*Data listing*.
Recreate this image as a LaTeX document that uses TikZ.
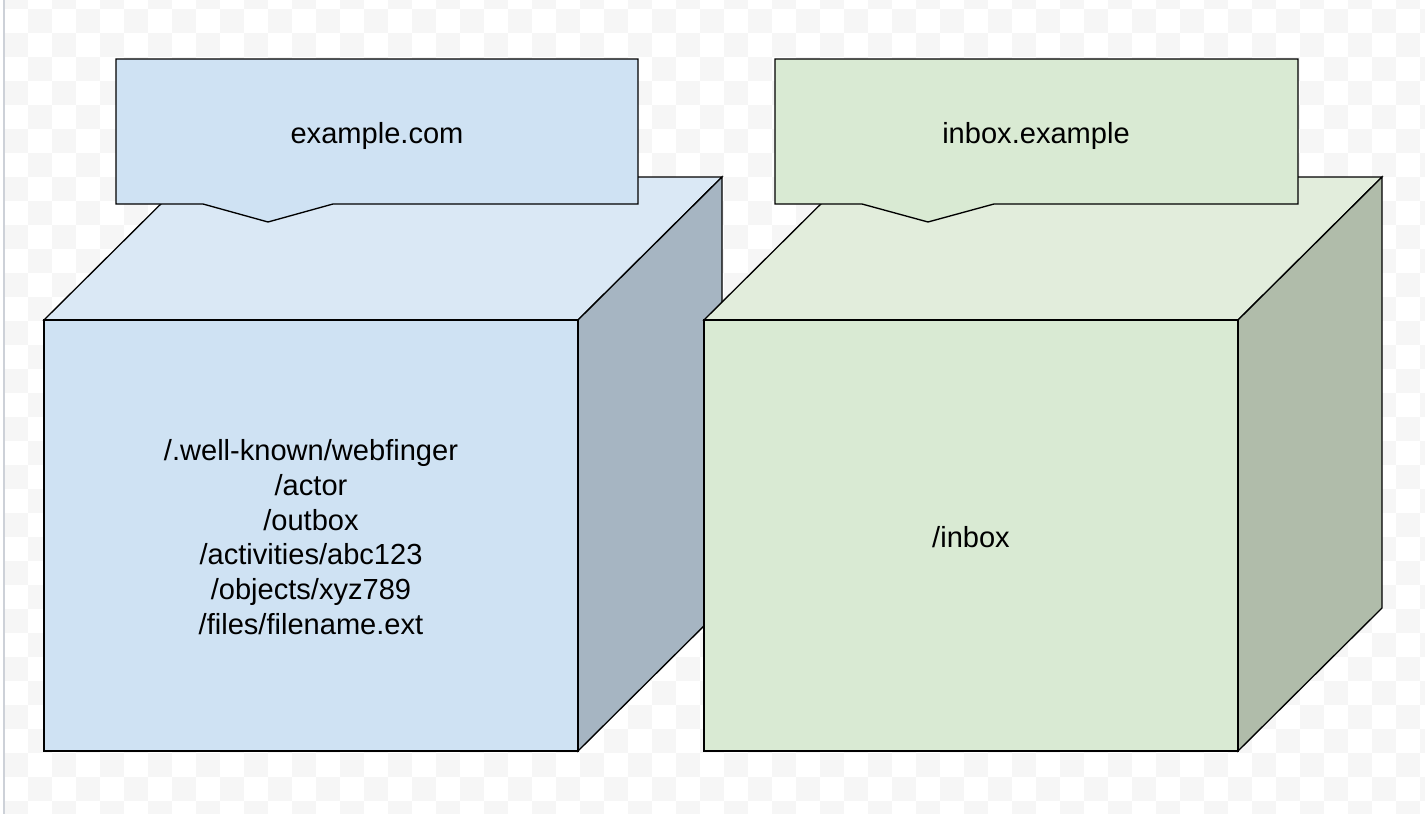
\documentclass[tikz,border=0pt]{standalone}
\usepackage{fontspec}
\setmainfont{Liberation Sans}
\usepackage{tikz}
\usetikzlibrary{positioning}

\definecolor{bluefront}{HTML}{CFE2F3}
\definecolor{bluetop}{HTML}{DAE8F5}
\definecolor{blueside}{HTML}{A6B5C2}
\definecolor{greenfront}{HTML}{D9EAD3}
\definecolor{greentop}{HTML}{E2EDDC}
\definecolor{greenside}{HTML}{B0BCAA}
\definecolor{checker}{HTML}{F6F6F6}
\definecolor{frameline}{HTML}{CDD1D8}

\begin{document}
\begin{tikzpicture}[
  x=0.75pt, y=-0.75pt,
  every node/.style={font=\fontsize{21.8}{26}\selectfont, inner sep=0pt},
  edge/.style={draw=black, line width=1pt, line join=miter},
  label/.style={align=center}
]
\useasboundingbox (0,0) rectangle (1425,814);

% Background: transparency checkerboard
\fill[white] (0,0) rectangle (1425,814);
\begin{scope}
  \clip (4,0) rectangle (1425,814);
  \foreach \i in {0,...,59}
    \foreach \j in {-1,...,33}{
      \pgfmathparse{int(mod(\i+\j+2,2))}
      \ifnum\pgfmathresult=1 \fill[checker] (4+24*\i,9+24*\j) rectangle +(24,24); \fi
    }
\end{scope}
\draw[frameline, line width=1.5pt] (4,0) -- (4,814);

% Left cube: example.com
\filldraw[edge, fill=bluetop] (44,320) -- (188,177) -- (722,177) -- (578,320) -- cycle;
\filldraw[edge, fill=blueside] (578,320) -- (722,177) -- (722,608) -- (578,751) -- cycle;
\filldraw[edge, fill=bluefront] (44,320) rectangle (578,751);
\filldraw[edge, fill=bluefront] (116,59) -- (638,59) -- (638,204) -- (333,204)
  -- (268,222) -- (203,204) -- (116,204) -- cycle;

% Right cube: inbox.example
\filldraw[edge, fill=greentop] (704,320) -- (848,177) -- (1382,177) -- (1238,320) -- cycle;
\filldraw[edge, fill=greenside] (1238,320) -- (1382,177) -- (1382,608) -- (1238,751) -- cycle;
\filldraw[edge, fill=greenfront] (704,320) rectangle (1238,751);
\filldraw[edge, fill=greenfront] (775,59) -- (1298,59) -- (1298,204) -- (994,204)
  -- (928,222) -- (862,204) -- (775,204) -- cycle;

% Labels
\node[label] (host) at (377,136) {example.com};
\node[label] (paths) at (311,537) {/.well-known/webfinger\\/actor\\/outbox\\/activities/abc123\\/objects/xyz789\\/files/filename.ext};
\node[label] (inboxhost) at (1036,136) {inbox.example};
\node[label] (inbox) at (971,537) {/inbox};

\end{tikzpicture}
\end{document}
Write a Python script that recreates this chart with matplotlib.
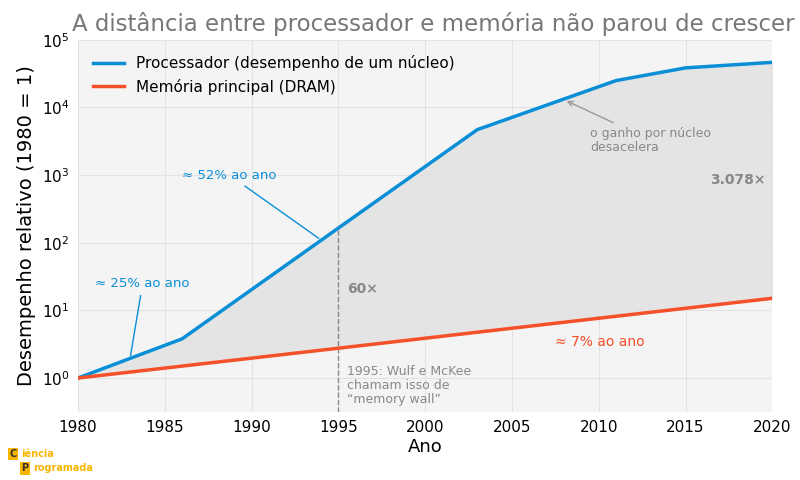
import matplotlib.pyplot as plt
import numpy as np

cpu_years = [1980, 1983, 1986, 1995, 2003, 2011, 2015, 2020]
cpu_perf = [1.0, 1.95, 3.8, 165, 4700, 25000, 38500, 46500]
dram_years = [1980, 1995, 2020]
dram_perf = [1.0, 2.76, 15.1]

blue = '#0a8fd6'
red = '#f4502a'

fig = plt.figure(figsize=(8, 4.8), dpi=100)
ax = fig.add_axes([0.0975, 0.142, 0.868, 0.775])
ax.set_facecolor('#f4f4f4')

ax.set_yscale('log')
ax.set_xlim(1980, 2020)
ax.set_ylim(10 ** -0.5, 1e5)

yy = np.arange(1980, 2021)
cpu_i = 10 ** np.interp(yy, cpu_years, np.log10(cpu_perf))
dram_i = 10 ** np.interp(yy, dram_years, np.log10(dram_perf))
ax.fill_between(yy, dram_i, cpu_i, color='#e4e4e4', zorder=1)

ax.plot(cpu_years, cpu_perf, color=blue, lw=2.5, label='Processador (desempenho de um núcleo)', zorder=3)
ax.plot(dram_years, dram_perf, color=red, lw=2.5, label='Memória principal (DRAM)', zorder=3)

ax.grid(True, color='#e2e2e2', lw=0.8, zorder=0)
for s in ax.spines.values():
    s.set_visible(False)
ax.tick_params(which='both', length=0, labelsize=11, pad=6)
ax.minorticks_off()
ax.set_xticks([1980, 1985, 1990, 1995, 2000, 2005, 2010, 2015, 2020])

ax.set_xlabel('Ano', fontsize=13, labelpad=2)
ax.set_ylabel('Desempenho relativo (1980 = 1)', fontsize=14)
fig.text(0.542, 0.95, 'A distância entre processador e memória não parou de crescer', fontsize=16.5,
         color='#777777', ha='center', va='center')

leg = ax.legend(loc='upper left', frameon=False, fontsize=11, handlelength=2, borderaxespad=0.6)

# vertical markers
ax.plot([1995, 1995], [10 ** -0.5, 165], ls='--', color='#888888', lw=1, zorder=2)
ax.plot([2020, 2020], [15.1, 46500], ls='--', color='#bbbbbb', lw=1, zorder=2)
ax.text(1995.5, 21, '60×', fontsize=10, fontweight='bold', color='#888888', va='center')
ax.text(2019.6, 850, '3.078×', fontsize=10, fontweight='bold', color='#888888', va='center', ha='right')
ax.text(1995.5, 1.55, '1995: Wulf e McKee\nchamam isso de\n“memory wall”', fontsize=9, color='#888888', va='top', linespacing=1.1)

ax.annotate('≈ 25% ao ano', xy=(1983, 1.95), xytext=(1981, 25), fontsize=9.5, color=blue,
            arrowprops=dict(arrowstyle='-', color=blue, lw=1), va='center')
ax.annotate('≈ 52% ao ano', xy=(1994, 110), xytext=(1986, 1000), fontsize=9.5, color=blue,
            arrowprops=dict(arrowstyle='-', color=blue, lw=1), va='center')
ax.annotate('o ganho por núcleo\ndesacelera', xy=(2008, 13000), xytext=(2009.5, 3300), fontsize=9, color='#888888',
            arrowprops=dict(arrowstyle='->', color='#999999', lw=1), va='center', linespacing=1.1)
ax.text(2007.5, 3.4, '≈ 7% ao ano', fontsize=10, color=red, va='center')

# logo
fig.text(0.012, 0.048, 'C', fontsize=7, fontweight='bold', color='#333333',
         bbox=dict(boxstyle='square,pad=0.15', fc='#f7b500', ec='none'))
fig.text(0.027, 0.048, 'iência', fontsize=7, fontweight='bold', color='#f7b500')
fig.text(0.027, 0.018, 'P', fontsize=7, fontweight='bold', color='#333333',
         bbox=dict(boxstyle='square,pad=0.15', fc='#f7b500', ec='none'))
fig.text(0.042, 0.018, 'rogramada', fontsize=7, fontweight='bold', color='#f7b500')

fig.savefig('out.png', dpi=100)
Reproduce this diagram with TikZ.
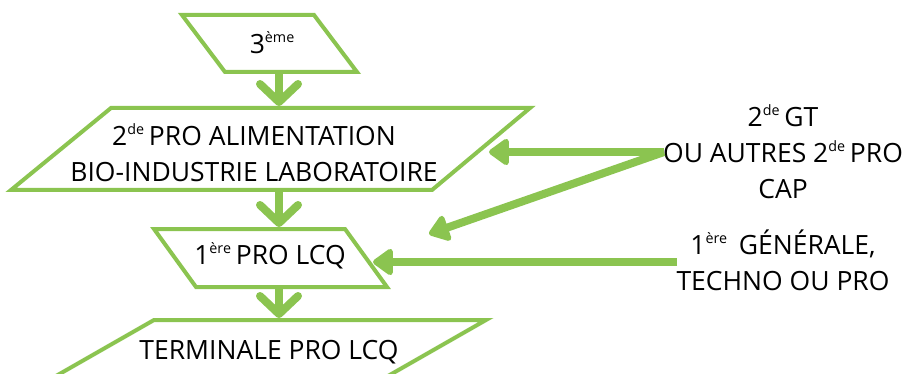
\documentclass[tikz,border=0pt]{standalone}
\usepackage{fontspec}
\setmainfont{Open Sans}
\usetikzlibrary{arrows.meta}
\definecolor{grn}{RGB}{139,196,80}
\newcommand\sups[1]{\raisebox{.42em}{\scalebox{0.54}{#1}}\hspace{-0.08em}}
\begin{document}
\begin{tikzpicture}[x=1pt,y=-1pt,
  shp/.style={draw=grn,line width=4pt,line join=miter},
  lbl/.style={font=\fontsize{26.5}{36}\selectfont,align=center,inner sep=0pt,text=black},
  downarrow/.style={draw=grn,line width=8pt,-{Straight Barb[length=18pt,width=38pt,round]}},
  sidearrow/.style={draw=grn,line width=8pt,-{Triangle[length=22pt,width=30pt,round]}}]
\useasboundingbox (0,0) rectangle (907,374);
\begin{scope}
\clip (0,0) rectangle (907,374);
% shapes
\draw[shp] (182,15) -- (314,15) -- (357,72) -- (225,72) -- cycle;
\draw[shp] (111,108) -- (530,108) -- (432,190) -- (11,190) -- cycle;
\draw[shp] (154,229) -- (345,229) -- (387,287) -- (196,287) -- cycle;
\draw[shp] (154,320) -- (486,320) -- (346,400) -- (14,400) -- cycle;
\end{scope}
% anchor coordinates on shape borders
\coordinate (b1) at (279,72);
\coordinate (t2) at (279,106);
\coordinate (b2) at (279,190);
\coordinate (t3) at (279,227);
\coordinate (b3) at (279,287);
\coordinate (t4) at (279,318);
\coordinate (r2) at (489,152);
\coordinate (r3) at (373,262);
\coordinate (mid) at (429,234);
% labels
\node[lbl] (n1) at (271,43) {3\sups{ème}};
\node[lbl] (n2) at (254,153) {2\sups{de} PRO ALIMENTATION\\BIO-INDUSTRIE LABORATOIRE};
\node[lbl] (n3) at (270,256) {1\sups{ère} PRO LCQ};
\node[lbl] (n4) at (269,352) {TERMINALE PRO LCQ};
\node[lbl] (g) at (783,152) {2\sups{de} GT\\OU AUTRES 2\sups{de} PRO\\CAP};
\node[lbl] (h) at (783,260) {1\sups{ère}\ \ GÉNÉRALE,\\TECHNO OU PRO};
\coordinate (gs) at (664,152);
\coordinate (hs) at (677,262);
% connectors
\draw[downarrow] (b1) -- (t2);
\draw[downarrow] (b2) -- (t3);
\draw[downarrow] (b3) -- (t4);
\draw[sidearrow] (gs) -- (r2);
\draw[sidearrow] (gs) -- (mid);
\draw[sidearrow] (hs) -- (r3);
\end{tikzpicture}
\end{document}
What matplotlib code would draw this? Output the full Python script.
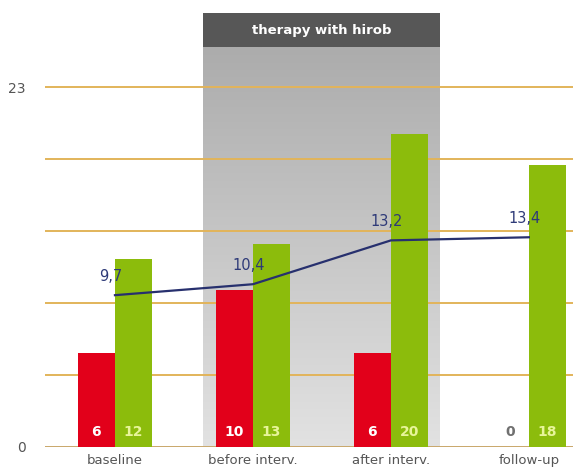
import numpy as np
import matplotlib
matplotlib.use("Agg")
import matplotlib.pyplot as plt
from matplotlib.patches import Rectangle
from matplotlib.colors import LinearSegmentedColormap

categories = ["baseline", "before interv.", "after interv.", "follow-up"]
red_values = [6, 10, 6, 0]
green_values = [12, 13, 20, 18]
line_values = [9.7, 10.4, 13.2, 13.4]
line_labels = ["9,7", "10,4", "13,2", "13,4"]
grid_values = [0, 4.6, 9.2, 13.8, 18.4, 23]
ytick_values = [0, 23]
band_title = "therapy with hirob"

fig = plt.figure(figsize=(5.73, 4.72), dpi=100)
ax = fig.add_axes([45/573, 25/472, 1 - 45/573, (447-13)/472])
ymax = 23 * 434 / 360
ax.set_xlim(-0.507, 3.32)
ax.set_ylim(0, ymax)

x = np.arange(len(categories))
w = 0.27

# gradient band
band_l, band_r = 0.64, 2.355
head_bottom = 23 * (447 - 47) / 360
grad = np.linspace(0, 1, 256).reshape(-1, 1)
cmap = LinearSegmentedColormap.from_list("g", ["#e2e2e2", "#acacac"])
ax.imshow(grad, extent=[band_l, band_r, 0, head_bottom], cmap=cmap, aspect='auto',
          zorder=0, origin='lower')
ax.add_patch(Rectangle((band_l, head_bottom), band_r - band_l, ymax - head_bottom,
                       facecolor="#575757", edgecolor="none", zorder=1))
ax.text((band_l + band_r) / 2, (head_bottom + ymax) / 2, band_title, color="white",
        ha="center", va="center", fontsize=9.5, fontweight="bold", zorder=5)

for g in grid_values[1:]:
    ax.axhline(g, color="#e2b45a", lw=1.4, zorder=1.5)
ax.axhline(0, color="#c9a76a", lw=1.4, zorder=1.5)

ax.bar(x - w/2, red_values, width=w, color="#e2001a", zorder=2)
ax.bar(x + w/2, green_values, width=w, color="#8cbc0c", zorder=2)

for i in range(len(categories)):
    rc = "white" if red_values[i] > 0 else "#707070"
    ax.text(x[i] - w/2, 0.95, str(red_values[i]), color=rc, ha="center",
            va="center", fontsize=10, fontweight="bold", zorder=4)
    ax.text(x[i] + w/2, 0.95, str(green_values[i]), color="#e8f59a", ha="center",
            va="center", fontsize=10, fontweight="bold", zorder=4)

ax.plot(x, line_values, color="#27306e", lw=1.6, zorder=3)
for i in range(len(categories)):
    ax.annotate(line_labels[i], (x[i], line_values[i]), xytext=(-3, 8),
                textcoords="offset points", ha="center", va="bottom",
                color="#2e3a78", fontsize=10.5, zorder=4)

ax.set_yticks(ytick_values)
ax.set_yticklabels([str(v) for v in ytick_values], color="#555555", fontsize=10)
ax.set_xticks(x)
ax.set_xticklabels(categories, color="#555555", fontsize=9.5)
ax.tick_params(axis="both", length=0)
ax.tick_params(axis="y", pad=14)
ax.tick_params(axis="x", pad=5)
for s in ax.spines.values():
    s.set_visible(False)

fig.savefig("out.png", dpi=100)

*PROBLEM REQUIREMENTS*. Repeat only what lies between the start of the data and the end of the line containing "-- (268,222) -- (203,204)", exactly, with pictures left out.

*EXERCISE SOLUTION*.
Recreate this image as a LaTeX document that uses TikZ.
\documentclass[tikz,border=0pt]{standalone}
\usepackage{fontspec}
\setmainfont{Liberation Sans}
\usepackage{tikz}
\usetikzlibrary{positioning}

\definecolor{bluefront}{HTML}{CFE2F3}
\definecolor{bluetop}{HTML}{DAE8F5}
\definecolor{blueside}{HTML}{A6B5C2}
\definecolor{greenfront}{HTML}{D9EAD3}
\definecolor{greentop}{HTML}{E2EDDC}
\definecolor{greenside}{HTML}{B0BCAA}
\definecolor{checker}{HTML}{F6F6F6}
\definecolor{frameline}{HTML}{CDD1D8}

\begin{document}
\begin{tikzpicture}[
  x=0.75pt, y=-0.75pt,
  every node/.style={font=\fontsize{21.8}{26}\selectfont, inner sep=0pt},
  edge/.style={draw=black, line width=1pt, line join=miter},
  label/.style={align=center}
]
\useasboundingbox (0,0) rectangle (1425,814);

% Background: transparency checkerboard
\fill[white] (0,0) rectangle (1425,814);
\begin{scope}
  \clip (4,0) rectangle (1425,814);
  \foreach \i in {0,...,59}
    \foreach \j in {-1,...,33}{
      \pgfmathparse{int(mod(\i+\j+2,2))}
      \ifnum\pgfmathresult=1 \fill[checker] (4+24*\i,9+24*\j) rectangle +(24,24); \fi
    }
\end{scope}
\draw[frameline, line width=1.5pt] (4,0) -- (4,814);

% Left cube: example.com
\filldraw[edge, fill=bluetop] (44,320) -- (188,177) -- (722,177) -- (578,320) -- cycle;
\filldraw[edge, fill=blueside] (578,320) -- (722,177) -- (722,608) -- (578,751) -- cycle;
\filldraw[edge, fill=bluefront] (44,320) rectangle (578,751);
\filldraw[edge, fill=bluefront] (116,59) -- (638,59) -- (638,204) -- (333,204)
  -- (268,222) -- (203,204) -- (116,204) -- cycle;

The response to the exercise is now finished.